Stage 4: The Adaptive Enterprise.
While the Systematic Enterprise has a great advantage over the Performing one, it also has fatal weaknesses. The process of implementing professional management practices forces the company to take its eye off its customers and focus on stamping out internal chaos. When the professional managers finally have systems in place that resolve the chaos the firm was experiencing, they become wedded to those systems (strategy fixation). Companies are made up of human beings and human beings generally dislike the disruption of change. While the company becomes wedded to its systems, it fails to realize that what customers’ value is constantly on the move. So a natural divergence emerges between what a company values (the order and predictability of its systems) and what its customers value (having their ever-rising expectations met). An Adaptive Enterprise realizes that it must take input from its strategic customers on an ongoing basis. It realizes that its value is not in the products or services that it creates, but in its relationships with its strategic customers. The strength of the Adaptive Enterprise is that its processes and systems take input from the market on an ongoing basis and it has change and adaptation formally built into these systems to enable its ongoing evolution.

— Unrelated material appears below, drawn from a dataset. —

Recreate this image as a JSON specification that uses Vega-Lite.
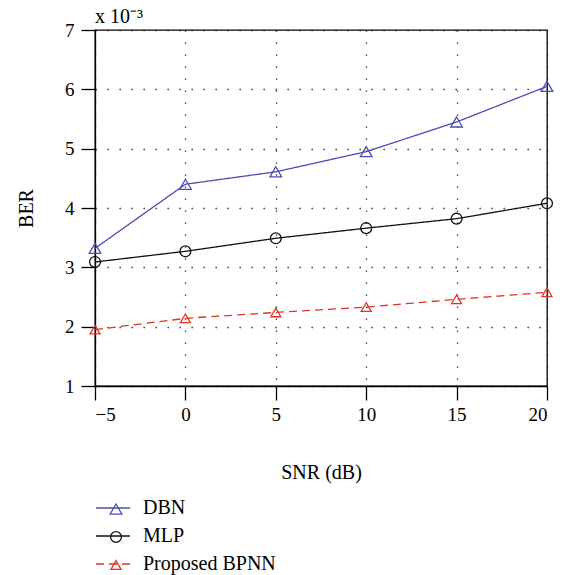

Stage 5: The Preemptive Enterprise.
The weakness of the Adaptive Enterprise is that it is reactive rather than proactive – it risks failing to evolve quickly enough. The Preemptive Enterprise takes nothing for granted. In fact, it is paranoid. It knows that its deepest and strongest customer relationships are constantly at risk. It knows that both existing and emerging competitors are able to create new value and it knows that its customers will always be attracted to that new value. Rather than wait for these nascent demands and threats to come to fruition, the Preemptive Enterprise is predictive. Through close collaboration with its most strategic customers, it is able to anticipate the new challenges these customers will be facing and position itself as a strategic ally in overcoming these challenges. This is an important point. Rather than wait for customers to tell it what is needed, the Preemptive Enterprise anticipates the next generation needs of its customers before its customers are able to articulate them. Through the use of competitive intelligence and scenario analysis, it is able to understand the goals, strategies and capabilities of its competitors and consistently dilute and diffuse any new value that its competitors plan to bring to the market. In so doing, it sustains the momentum of a continually unique and compelling value proposition.
Understanding where your company is in its maturity and knowing what steps to take to get to the next level is critical to your success. This is not just a question of increasing sales or market share; it is a question of survival.